Soru 2: Danışanımı sosyal medyadan takip edebilir miyim? Cevap: Hayır. Terapist danışanını sosyal medyadan eklemez, takip etmez ve "stalklamaz". Bu, mahremiyet ihlalidir ve terapistin zihnindeki "objektif" duruşu bozar. Danışan sizi takip ederse, bu konuyu seansta konuşmak ve sınırları hatırlatmak gerekir.
Soru 3: Danışan seans dışında bana sürekli mesaj atıyorsa? Cevap: Çerçeveyi (Setting) baştan çizmenin önemi buradadır. "Acil durumlar dışında mesajlaşmıyoruz, anlatmak istediklerinizi not alıp seansta konuşursak daha verimli olur" diyerek sınır konulmalıdır.

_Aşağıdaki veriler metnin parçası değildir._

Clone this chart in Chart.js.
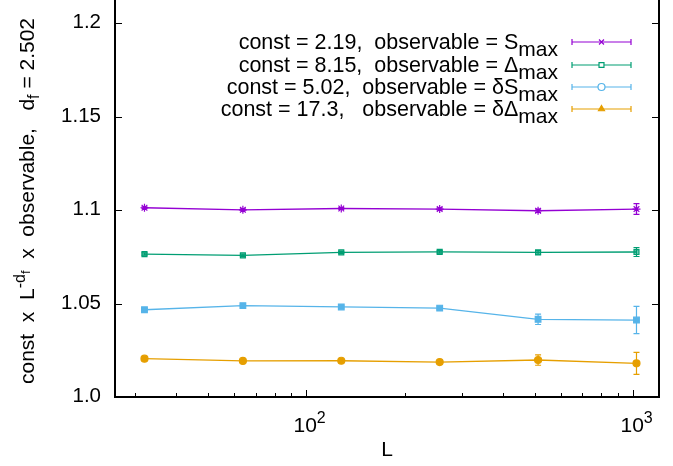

Soru 4: Karşı cinsle çalışmaktan korkuyorum, ne yapmalıyım? Cevap: Bu korku genellikle deneyimsizlikten kaynaklanır. Aktarım cinsiyetten bağımsızdır (bir erkek terapiste erkek danışan da "baba aktarımı" yapabilir). İyi bir eğitim ve süpervizyon ile bu süreci yönetmeyi öğreneceksiniz. Kaçınmak yerine, süpervizyonla üzerine gitmek gerekir.
Terapist, Suyu Bulandırmayan Kişidir
Aktarım ve karşı-aktarım, terapinin "kalp atışlarıdır". Onlar olmadan terapi mekanik bir sohbetten öteye gidemez.
- Danışan size aşık olduğunda korkmayın; bu onun bağlanma ihtiyacının bir çığlığıdır.
- Danışan size öfkelendiğinde savunmaya geçmeyin; bu onun yaralı tarafının isyanıdır.
- Siz ne hissederseniz hissedin, bunu eyleme dökmeyin; süpervizöre dökün.
Unutmayın, iyi bir terapist "hiçbir şey hissetmeyen" bir robot değildir. İyi terapist, hissettiği her şeyi danışanın iyileşmesi için bir "yakıt" olarak kullanabilen kişidir. Sınırlarınız net, empatiniz bol olsun.